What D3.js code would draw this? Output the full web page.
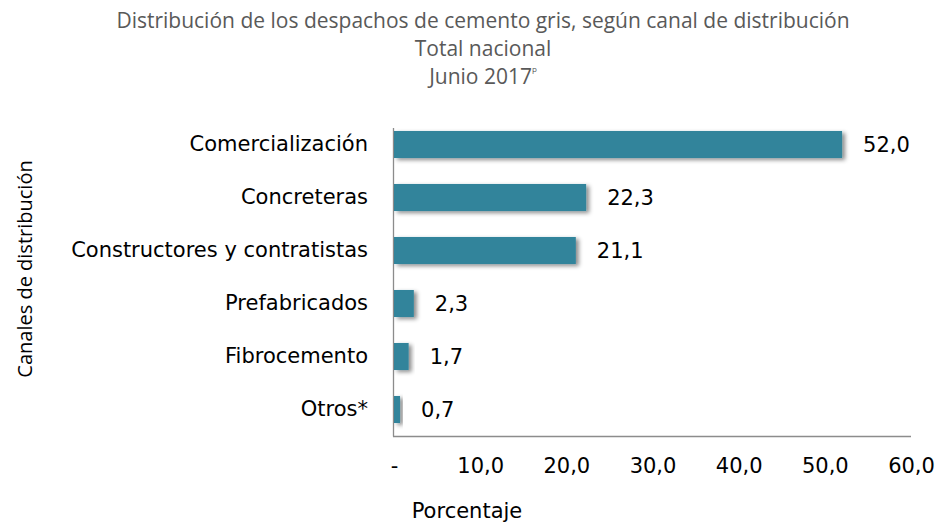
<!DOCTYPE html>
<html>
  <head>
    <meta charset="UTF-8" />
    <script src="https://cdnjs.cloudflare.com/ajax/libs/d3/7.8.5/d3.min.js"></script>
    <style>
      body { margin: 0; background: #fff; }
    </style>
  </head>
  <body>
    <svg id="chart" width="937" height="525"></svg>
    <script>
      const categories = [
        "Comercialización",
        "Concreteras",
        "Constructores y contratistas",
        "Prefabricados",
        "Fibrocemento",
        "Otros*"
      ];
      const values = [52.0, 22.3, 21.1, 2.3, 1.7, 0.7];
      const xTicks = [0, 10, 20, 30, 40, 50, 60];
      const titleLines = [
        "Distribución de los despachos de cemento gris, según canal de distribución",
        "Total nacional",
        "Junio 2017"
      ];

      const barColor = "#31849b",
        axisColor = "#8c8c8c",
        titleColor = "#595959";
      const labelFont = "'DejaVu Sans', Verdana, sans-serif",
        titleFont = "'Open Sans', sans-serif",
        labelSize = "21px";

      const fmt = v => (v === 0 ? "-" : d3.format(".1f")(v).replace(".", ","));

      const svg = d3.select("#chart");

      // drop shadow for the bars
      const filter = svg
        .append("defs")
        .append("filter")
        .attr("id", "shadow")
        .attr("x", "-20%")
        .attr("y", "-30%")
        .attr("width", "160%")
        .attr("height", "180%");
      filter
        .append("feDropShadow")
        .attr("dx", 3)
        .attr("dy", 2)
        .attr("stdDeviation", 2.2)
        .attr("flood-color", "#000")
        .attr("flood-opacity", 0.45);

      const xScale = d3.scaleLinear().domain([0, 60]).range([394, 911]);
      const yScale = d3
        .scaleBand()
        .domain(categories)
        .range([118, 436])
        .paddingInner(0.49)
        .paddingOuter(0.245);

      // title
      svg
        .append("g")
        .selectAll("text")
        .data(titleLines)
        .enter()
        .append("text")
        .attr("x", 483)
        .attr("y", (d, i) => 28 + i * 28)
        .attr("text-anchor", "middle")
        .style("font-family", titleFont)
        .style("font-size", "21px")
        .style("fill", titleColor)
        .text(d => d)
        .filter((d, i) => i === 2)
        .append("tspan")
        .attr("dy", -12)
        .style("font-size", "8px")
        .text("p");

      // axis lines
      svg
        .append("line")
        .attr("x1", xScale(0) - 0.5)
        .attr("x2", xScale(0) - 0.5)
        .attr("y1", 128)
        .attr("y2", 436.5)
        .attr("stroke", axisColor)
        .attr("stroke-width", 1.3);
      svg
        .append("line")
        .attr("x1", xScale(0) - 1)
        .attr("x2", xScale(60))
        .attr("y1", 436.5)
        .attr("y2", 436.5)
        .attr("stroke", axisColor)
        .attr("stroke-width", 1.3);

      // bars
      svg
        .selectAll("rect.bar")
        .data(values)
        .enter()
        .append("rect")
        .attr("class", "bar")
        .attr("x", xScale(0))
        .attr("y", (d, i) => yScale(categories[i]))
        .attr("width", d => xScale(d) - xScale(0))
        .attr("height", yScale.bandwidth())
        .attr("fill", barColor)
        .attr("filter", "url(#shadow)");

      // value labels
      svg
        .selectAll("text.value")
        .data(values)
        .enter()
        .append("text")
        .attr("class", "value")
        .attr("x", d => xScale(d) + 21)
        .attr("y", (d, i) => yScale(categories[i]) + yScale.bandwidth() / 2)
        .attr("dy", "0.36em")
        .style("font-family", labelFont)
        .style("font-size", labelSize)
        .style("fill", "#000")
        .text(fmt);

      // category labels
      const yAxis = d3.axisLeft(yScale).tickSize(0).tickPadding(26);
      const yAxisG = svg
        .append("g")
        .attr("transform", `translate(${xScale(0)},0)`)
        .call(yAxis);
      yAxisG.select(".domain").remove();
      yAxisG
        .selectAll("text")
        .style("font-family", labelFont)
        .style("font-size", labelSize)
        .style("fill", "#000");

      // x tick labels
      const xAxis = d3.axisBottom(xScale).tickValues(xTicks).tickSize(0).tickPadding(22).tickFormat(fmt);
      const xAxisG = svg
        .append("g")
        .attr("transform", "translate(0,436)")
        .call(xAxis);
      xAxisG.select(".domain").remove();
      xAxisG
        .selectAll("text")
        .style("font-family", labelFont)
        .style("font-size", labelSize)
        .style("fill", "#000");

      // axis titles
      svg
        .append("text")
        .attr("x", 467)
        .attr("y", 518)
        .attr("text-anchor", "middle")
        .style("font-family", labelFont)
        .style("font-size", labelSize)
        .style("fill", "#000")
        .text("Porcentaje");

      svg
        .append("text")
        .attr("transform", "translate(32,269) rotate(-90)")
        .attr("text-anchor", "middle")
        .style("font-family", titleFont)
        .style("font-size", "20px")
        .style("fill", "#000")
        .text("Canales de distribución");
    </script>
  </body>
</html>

★ ★ ★

● **Directive**
From the material above, copy everything exactly but the pictures.

● **Response to this exercise**
What D3.js code would draw this? Output the full web page.
<!DOCTYPE html>
<html>
  <head>
    <meta charset="UTF-8" />
    <script src="https://cdnjs.cloudflare.com/ajax/libs/d3/7.8.5/d3.min.js"></script>
    <style>
      body { margin: 0; background: #fff; }
    </style>
  </head>
  <body>
    <svg id="chart" width="937" height="525"></svg>
    <script>
      const categories = [
        "Comercialización",
        "Concreteras",
        "Constructores y contratistas",
        "Prefabricados",
        "Fibrocemento",
        "Otros*"
      ];
      const values = [52.0, 22.3, 21.1, 2.3, 1.7, 0.7];
      const xTicks = [0, 10, 20, 30, 40, 50, 60];
      const titleLines = [
        "Distribución de los despachos de cemento gris, según canal de distribución",
        "Total nacional",
        "Junio 2017"
      ];

      const barColor = "#31849b",
        axisColor = "#8c8c8c",
        titleColor = "#595959";
      const labelFont = "'DejaVu Sans', Verdana, sans-serif",
        titleFont = "'Open Sans', sans-serif",
        labelSize = "21px";

      const fmt = v => (v === 0 ? "-" : d3.format(".1f")(v).replace(".", ","));

      const svg = d3.select("#chart");

      // drop shadow for the bars
      const filter = svg
        .append("defs")
        .append("filter")
        .attr("id", "shadow")
        .attr("x", "-20%")
        .attr("y", "-30%")
        .attr("width", "160%")
        .attr("height", "180%");
      filter
        .append("feDropShadow")
        .attr("dx", 3)
        .attr("dy", 2)
        .attr("stdDeviation", 2.2)
        .attr("flood-color", "#000")
        .attr("flood-opacity", 0.45);

      const xScale = d3.scaleLinear().domain([0, 60]).range([394, 911]);
      const yScale = d3
        .scaleBand()
        .domain(categories)
        .range([118, 436])
        .paddingInner(0.49)
        .paddingOuter(0.245);

      // title
      svg
        .append("g")
        .selectAll("text")
        .data(titleLines)
        .enter()
        .append("text")
        .attr("x", 483)
        .attr("y", (d, i) => 28 + i * 28)
        .attr("text-anchor", "middle")
        .style("font-family", titleFont)
        .style("font-size", "21px")
        .style("fill", titleColor)
        .text(d => d)
        .filter((d, i) => i === 2)
        .append("tspan")
        .attr("dy", -12)
        .style("font-size", "8px")
        .text("p");

      // axis lines
      svg
        .append("line")
        .attr("x1", xScale(0) - 0.5)
        .attr("x2", xScale(0) - 0.5)
        .attr("y1", 128)
        .attr("y2", 436.5)
        .attr("stroke", axisColor)
        .attr("stroke-width", 1.3);
      svg
        .append("line")
        .attr("x1", xScale(0) - 1)
        .attr("x2", xScale(60))
        .attr("y1", 436.5)
        .attr("y2", 436.5)
        .attr("stroke", axisColor)
        .attr("stroke-width", 1.3);

      // bars
      svg
        .selectAll("rect.bar")
        .data(values)
        .enter()
        .append("rect")
        .attr("class", "bar")
        .attr("x", xScale(0))
        .attr("y", (d, i) => yScale(categories[i]))
        .attr("width", d => xScale(d) - xScale(0))
        .attr("height", yScale.bandwidth())
        .attr("fill", barColor)
        .attr("filter", "url(#shadow)");

      // value labels
      svg
        .selectAll("text.value")
        .data(values)
        .enter()
        .append("text")
        .attr("class", "value")
        .attr("x", d => xScale(d) + 21)
        .attr("y", (d, i) => yScale(categories[i]) + yScale.bandwidth() / 2)
        .attr("dy", "0.36em")
        .style("font-family", labelFont)
        .style("font-size", labelSize)
        .style("fill", "#000")
        .text(fmt);

      // category labels
      const yAxis = d3.axisLeft(yScale).tickSize(0).tickPadding(26);
      const yAxisG = svg
        .append("g")
        .attr("transform", `translate(${xScale(0)},0)`)
        .call(yAxis);
      yAxisG.select(".domain").remove();
      yAxisG
        .selectAll("text")
        .style("font-family", labelFont)
        .style("font-size", labelSize)
        .style("fill", "#000");

      // x tick labels
      const xAxis = d3.axisBottom(xScale).tickValues(xTicks).tickSize(0).tickPadding(22).tickFormat(fmt);
      const xAxisG = svg
        .append("g")
        .attr("transform", "translate(0,436)")
        .call(xAxis);
      xAxisG.select(".domain").remove();
      xAxisG
        .selectAll("text")
        .style("font-family", labelFont)
        .style("font-size", labelSize)
        .style("fill", "#000");

      // axis titles
      svg
        .append("text")
        .attr("x", 467)
        .attr("y", 518)
        .attr("text-anchor", "middle")
        .style("font-family", labelFont)
        .style("font-size", labelSize)
        .style("fill", "#000")
        .text("Porcentaje");

      svg
        .append("text")
        .attr("transform", "translate(32,269) rotate(-90)")
        .attr("text-anchor", "middle")
        .style("font-family", titleFont)
        .style("font-size", "20px")
        .style("fill", "#000")
        .text("Canales de distribución");
    </script>
  </body>
</html>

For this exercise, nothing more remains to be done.